OPs solution is also good -- the input function will try to convert the string to numeric and will return missing if it cannot.
Another simple solution is to add 0 to the character string -- when using the '+' operator, SAS will automatically attempt to convert character
strings to numeric where possible. If SAS cannot do this, then the result returns a missing number because '+' cannot operate on character strings.

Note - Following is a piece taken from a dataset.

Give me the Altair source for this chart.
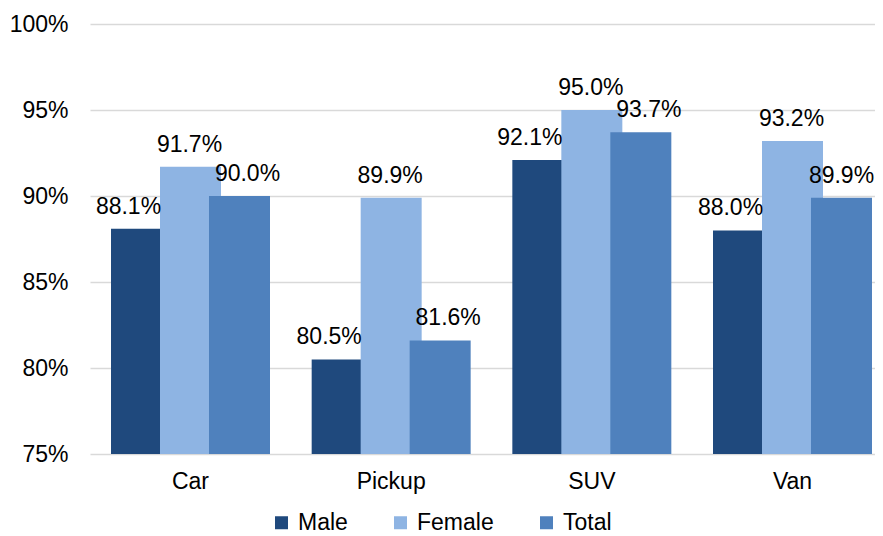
import altair as alt
import pandas as pd

categories = ["Car", "Pickup", "SUV", "Van"]
series = ["Male", "Female", "Total"]
male = [0.881, 0.805, 0.921, 0.880]
female = [0.917, 0.899, 0.950, 0.932]
total = [0.900, 0.816, 0.937, 0.899]
colors = ["#1F497D", "#8EB4E3", "#4F81BD"]
label_shift = [-13, -1, 8]

rows = []
for i, c in enumerate(categories):
    for s, vals in zip(series, [male, female, total]):
        rows.append({"cat": c, "series": s, "value": vals[i]})
df = pd.DataFrame(rows)

FONT = "Liberation Sans"

x = alt.X("cat:N", sort=categories, title=None,
          scale=alt.Scale(range=[0, 803], paddingInner=0.2675, paddingOuter=0.1346),
          axis=alt.Axis(labelAngle=0, ticks=False, domain=False, grid=False, labelFontSize=23,
                        labelColor="#000000", labelFont=FONT, labelPadding=16))
xoff = alt.XOffset("series:N", sort=series, scale=alt.Scale(paddingInner=0, paddingOuter=0))
color = alt.Color("series:N", sort=series,
                  scale=alt.Scale(domain=series, range=colors),
                  legend=alt.Legend(title=None, orient="none", direction="horizontal",
                                    legendX=180, legendY=487, symbolType="square",
                                    symbolSize=169, symbolStrokeWidth=0,
                                    labelFontSize=23, labelFont=FONT, labelColor="#000000",
                                    columnPadding=41, labelOffset=5))

bars = alt.Chart(df).mark_bar(width=61).encode(
    x=x,
    xOffset=xoff,
    y=alt.Y("value:Q", title=None,
            scale=alt.Scale(domain=[0.75, 1.0], zero=False, nice=False),
            axis=alt.Axis(format=".0%", values=[0.75, 0.8, 0.85, 0.9, 0.95, 1.0],
                          ticks=False, domain=False, grid=True, gridColor="#D9D9D9",
                          gridWidth=1.5, labelFontSize=23, labelFont=FONT,
                          labelColor="#000000", labelPadding=22)),
    y2=alt.datum(0.75),
    color=color,
)


def label_layer(filt, shift):
    return alt.Chart(df).transform_filter(filt).mark_text(
        baseline="alphabetic", dy=-15, dx=shift, fontSize=23, font=FONT, color="#000000"
    ).encode(
        x=alt.X("cat:N", sort=categories),
        xOffset=xoff,
        y=alt.Y("value:Q"),
        text=alt.Text("value:Q", format=".1%"),
    )


layers = [bars]
layers.append(label_layer(alt.datum.series == "Male", label_shift[0]))
layers.append(label_layer(alt.datum.series == "Female", label_shift[1]))
layers.append(label_layer((alt.datum.series == "Total") & (alt.datum.cat != "Van"), label_shift[2]))
layers.append(label_layer((alt.datum.series == "Total") & (alt.datum.cat == "Van"), 0))

chart = alt.layer(*layers).properties(
    width=785, height=430,
    autosize=alt.AutoSizeParams(type="none"),
    padding={"left": 82, "top": 16, "right": 0, "bottom": 80},
).configure(background="#ffffff").configure_view(stroke=None)

chart.save("out.html", embed_options={"renderer": "svg", "actions": False})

This will not, however, recognize numbers such as '1,000'
DanielSantos gives several useful functions:
anyalpha - returns index of first alphabetic character
anydigit - returns index of first numeric character
notalpha - returns index of first NON alphabetic character (includes punctuation, etc)
notdigit - returns index of first NON numeric character (includes punctuation, etc)
These functions don't give desired results when the string is something like '1.1.1', '1,000', '-500', etc.
PRXMATCH() (used as part of ScottBass's solution) is another way to accomplish this. Use the regular expression:
^ *[+-]?\d{1,3}(?:,\d{3})*\.?\d*$|^ *[+-]?\d*\.?\d*$|^ *[+-]?(?:\d+\.?\d*|\d*\.?\d+)[eE]-?\d+$
This should capture positive/negative numbers, numbers with commas, and numbers in scientific notation using e or E.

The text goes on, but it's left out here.